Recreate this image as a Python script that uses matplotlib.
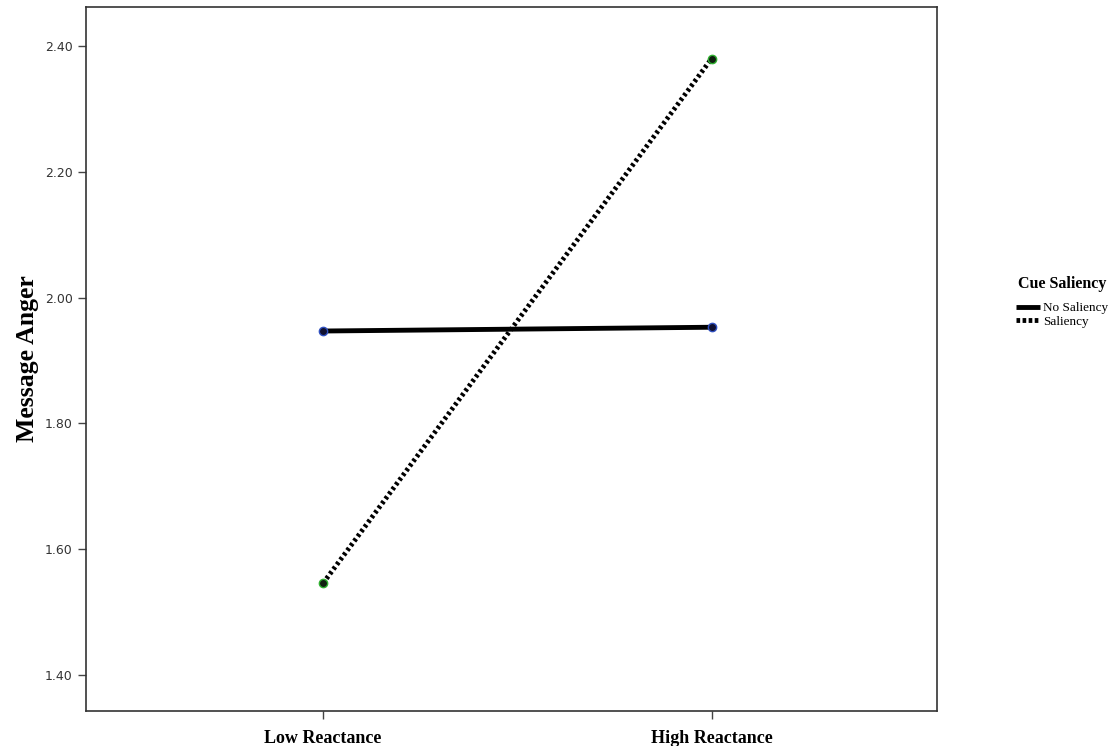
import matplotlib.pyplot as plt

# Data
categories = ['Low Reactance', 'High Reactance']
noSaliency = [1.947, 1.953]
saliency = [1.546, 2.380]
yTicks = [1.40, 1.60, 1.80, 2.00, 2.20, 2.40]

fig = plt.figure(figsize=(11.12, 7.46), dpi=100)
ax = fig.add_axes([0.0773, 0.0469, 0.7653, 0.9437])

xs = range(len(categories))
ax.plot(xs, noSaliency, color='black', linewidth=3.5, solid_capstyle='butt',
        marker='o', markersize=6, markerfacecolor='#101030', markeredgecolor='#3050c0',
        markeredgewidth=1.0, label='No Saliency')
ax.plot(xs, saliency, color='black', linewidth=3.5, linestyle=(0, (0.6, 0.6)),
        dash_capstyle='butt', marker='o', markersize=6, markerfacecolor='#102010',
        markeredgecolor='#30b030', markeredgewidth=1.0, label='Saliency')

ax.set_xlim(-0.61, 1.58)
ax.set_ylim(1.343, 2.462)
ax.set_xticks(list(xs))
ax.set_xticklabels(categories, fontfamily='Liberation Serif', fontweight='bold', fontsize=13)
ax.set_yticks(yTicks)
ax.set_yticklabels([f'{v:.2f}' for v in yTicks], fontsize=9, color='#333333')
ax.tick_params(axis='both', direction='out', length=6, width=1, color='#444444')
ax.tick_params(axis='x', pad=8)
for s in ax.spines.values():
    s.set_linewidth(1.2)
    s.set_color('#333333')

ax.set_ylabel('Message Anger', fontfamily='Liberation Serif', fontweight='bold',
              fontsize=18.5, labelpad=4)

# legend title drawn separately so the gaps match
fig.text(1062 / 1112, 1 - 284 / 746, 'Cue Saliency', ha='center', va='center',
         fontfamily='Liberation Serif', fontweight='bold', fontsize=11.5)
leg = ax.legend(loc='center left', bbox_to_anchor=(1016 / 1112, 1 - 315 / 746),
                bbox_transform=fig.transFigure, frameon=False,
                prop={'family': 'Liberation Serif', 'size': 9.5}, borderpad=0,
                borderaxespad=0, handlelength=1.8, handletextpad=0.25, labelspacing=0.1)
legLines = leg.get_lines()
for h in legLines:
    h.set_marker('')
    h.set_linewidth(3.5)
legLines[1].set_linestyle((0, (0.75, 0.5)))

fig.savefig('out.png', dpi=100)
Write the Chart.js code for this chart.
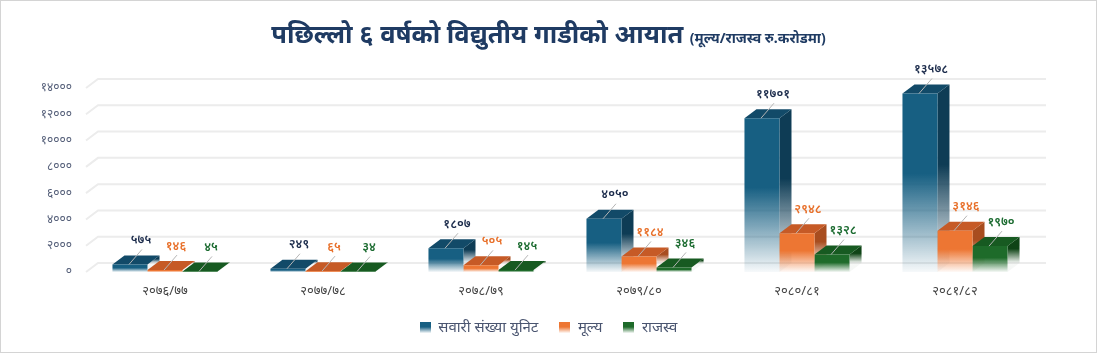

- **Directions**
Write out exactly the lines between the start of the data and the line with "fontsize=18.5, labelpad=4)", including both, but none of the pictures.

- **The output**
Recreate this image as a Python script that uses matplotlib.
import matplotlib.pyplot as plt

# Data
categories = ['Low Reactance', 'High Reactance']
noSaliency = [1.947, 1.953]
saliency = [1.546, 2.380]
yTicks = [1.40, 1.60, 1.80, 2.00, 2.20, 2.40]

fig = plt.figure(figsize=(11.12, 7.46), dpi=100)
ax = fig.add_axes([0.0773, 0.0469, 0.7653, 0.9437])

xs = range(len(categories))
ax.plot(xs, noSaliency, color='black', linewidth=3.5, solid_capstyle='butt',
        marker='o', markersize=6, markerfacecolor='#101030', markeredgecolor='#3050c0',
        markeredgewidth=1.0, label='No Saliency')
ax.plot(xs, saliency, color='black', linewidth=3.5, linestyle=(0, (0.6, 0.6)),
        dash_capstyle='butt', marker='o', markersize=6, markerfacecolor='#102010',
        markeredgecolor='#30b030', markeredgewidth=1.0, label='Saliency')

ax.set_xlim(-0.61, 1.58)
ax.set_ylim(1.343, 2.462)
ax.set_xticks(list(xs))
ax.set_xticklabels(categories, fontfamily='Liberation Serif', fontweight='bold', fontsize=13)
ax.set_yticks(yTicks)
ax.set_yticklabels([f'{v:.2f}' for v in yTicks], fontsize=9, color='#333333')
ax.tick_params(axis='both', direction='out', length=6, width=1, color='#444444')
ax.tick_params(axis='x', pad=8)
for s in ax.spines.values():
    s.set_linewidth(1.2)
    s.set_color('#333333')

ax.set_ylabel('Message Anger', fontfamily='Liberation Serif', fontweight='bold',
              fontsize=18.5, labelpad=4)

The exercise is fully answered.